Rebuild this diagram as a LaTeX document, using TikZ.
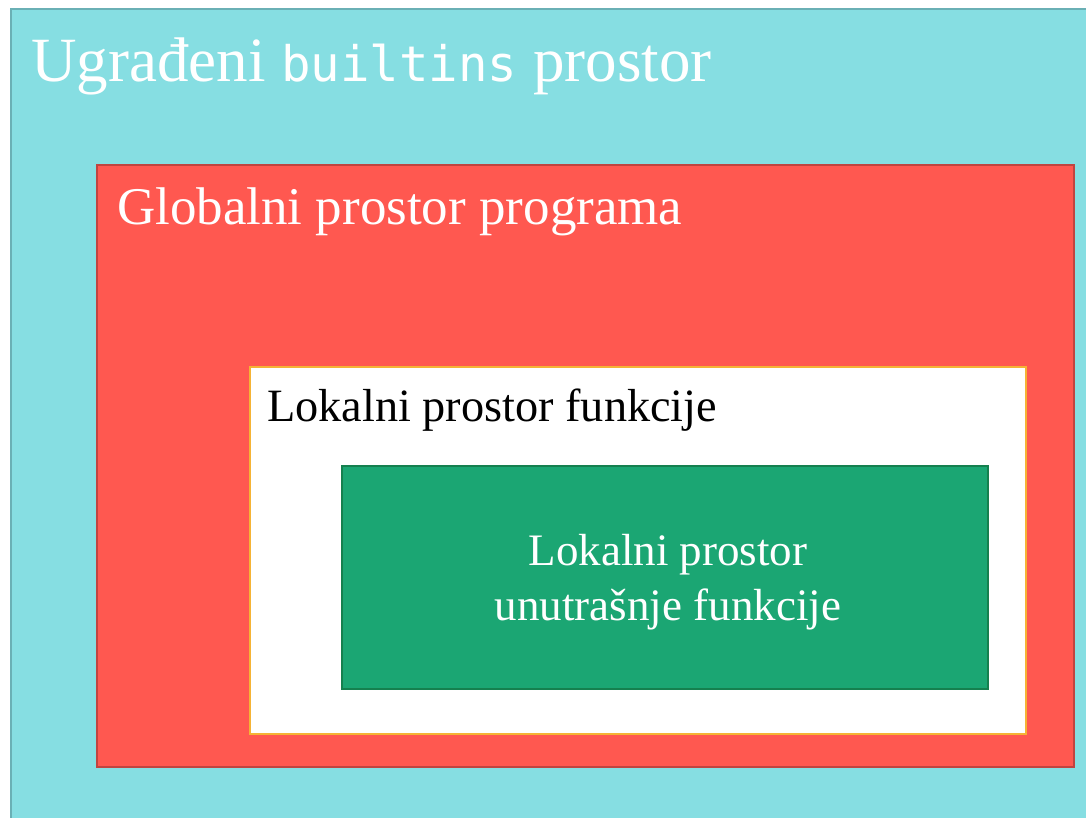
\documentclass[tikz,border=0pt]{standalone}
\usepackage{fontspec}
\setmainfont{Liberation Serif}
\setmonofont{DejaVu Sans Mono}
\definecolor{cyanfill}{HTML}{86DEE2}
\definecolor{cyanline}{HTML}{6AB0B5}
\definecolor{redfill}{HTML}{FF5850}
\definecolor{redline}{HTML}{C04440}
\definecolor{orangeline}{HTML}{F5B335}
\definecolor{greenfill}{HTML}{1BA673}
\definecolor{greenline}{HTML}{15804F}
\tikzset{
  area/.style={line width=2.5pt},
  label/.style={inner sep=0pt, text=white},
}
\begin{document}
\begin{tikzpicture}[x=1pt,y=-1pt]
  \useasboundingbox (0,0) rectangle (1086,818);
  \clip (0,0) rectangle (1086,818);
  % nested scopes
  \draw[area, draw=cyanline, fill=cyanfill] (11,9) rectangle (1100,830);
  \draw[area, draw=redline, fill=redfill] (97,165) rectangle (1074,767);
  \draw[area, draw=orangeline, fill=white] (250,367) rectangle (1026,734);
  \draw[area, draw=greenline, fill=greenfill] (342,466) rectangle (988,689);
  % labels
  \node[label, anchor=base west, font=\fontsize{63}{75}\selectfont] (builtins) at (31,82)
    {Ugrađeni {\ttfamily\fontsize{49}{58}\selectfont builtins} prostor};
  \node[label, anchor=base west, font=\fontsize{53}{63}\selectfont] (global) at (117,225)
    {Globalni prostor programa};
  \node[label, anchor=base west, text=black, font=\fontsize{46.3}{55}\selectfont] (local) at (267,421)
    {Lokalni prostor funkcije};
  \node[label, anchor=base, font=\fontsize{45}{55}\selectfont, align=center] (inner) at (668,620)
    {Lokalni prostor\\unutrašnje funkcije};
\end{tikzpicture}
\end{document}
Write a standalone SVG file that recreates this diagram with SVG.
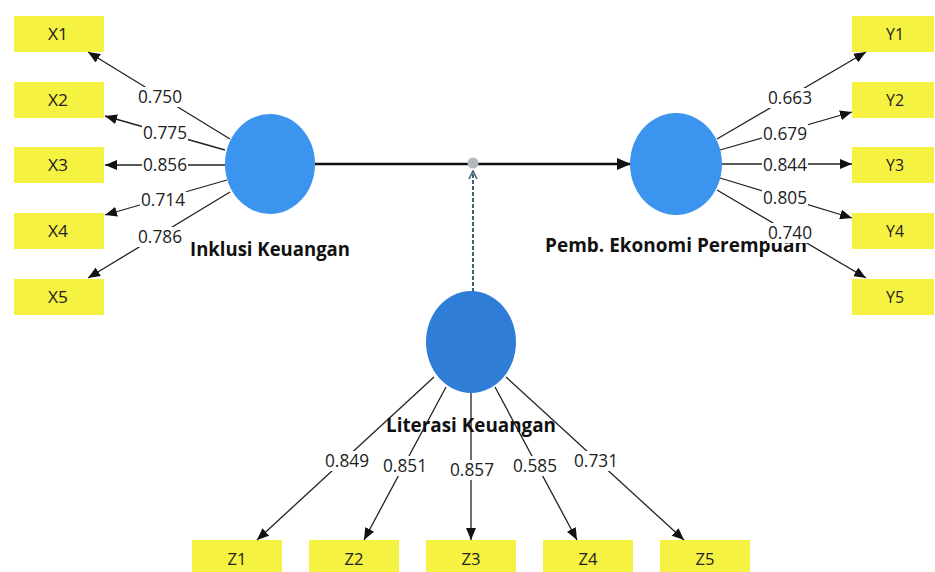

# # # # # # #

The request:
Copy the data character for character, but drop all pictures from the copy.

Answer to this exercise:
Rebuild this diagram as a LaTeX document, using TikZ.
\documentclass[tikz,border=0pt]{standalone}
\usepackage{fontspec}
\setmainfont{Liberation Serif}
\setmonofont{DejaVu Sans Mono}
\definecolor{cyanfill}{HTML}{86DEE2}
\definecolor{cyanline}{HTML}{6AB0B5}
\definecolor{redfill}{HTML}{FF5850}
\definecolor{redline}{HTML}{C04440}
\definecolor{orangeline}{HTML}{F5B335}
\definecolor{greenfill}{HTML}{1BA673}
\definecolor{greenline}{HTML}{15804F}
\tikzset{
  area/.style={line width=2.5pt},
  label/.style={inner sep=0pt, text=white},
}
\begin{document}
\begin{tikzpicture}[x=1pt,y=-1pt]
  \useasboundingbox (0,0) rectangle (1086,818);
  \clip (0,0) rectangle (1086,818);
  % nested scopes
  \draw[area, draw=cyanline, fill=cyanfill] (11,9) rectangle (1100,830);
  \draw[area, draw=redline, fill=redfill] (97,165) rectangle (1074,767);
  \draw[area, draw=orangeline, fill=white] (250,367) rectangle (1026,734);
  \draw[area, draw=greenline, fill=greenfill] (342,466) rectangle (988,689);
  % labels
  \node[label, anchor=base west, font=\fontsize{63}{75}\selectfont] (builtins) at (31,82)
    {Ugrađeni {\ttfamily\fontsize{49}{58}\selectfont builtins} prostor};
  \node[label, anchor=base west, font=\fontsize{53}{63}\selectfont] (global) at (117,225)
    {Globalni prostor programa};
  \node[label, anchor=base west, text=black, font=\fontsize{46.3}{55}\selectfont] (local) at (267,421)
    {Lokalni prostor funkcije};
  \node[label, anchor=base, font=\fontsize{45}{55}\selectfont, align=center] (inner) at (668,620)
    {Lokalni prostor\\unutrašnje funkcije};
\end{tikzpicture}
\end{document}
Write a standalone SVG file that recreates this diagram with SVG.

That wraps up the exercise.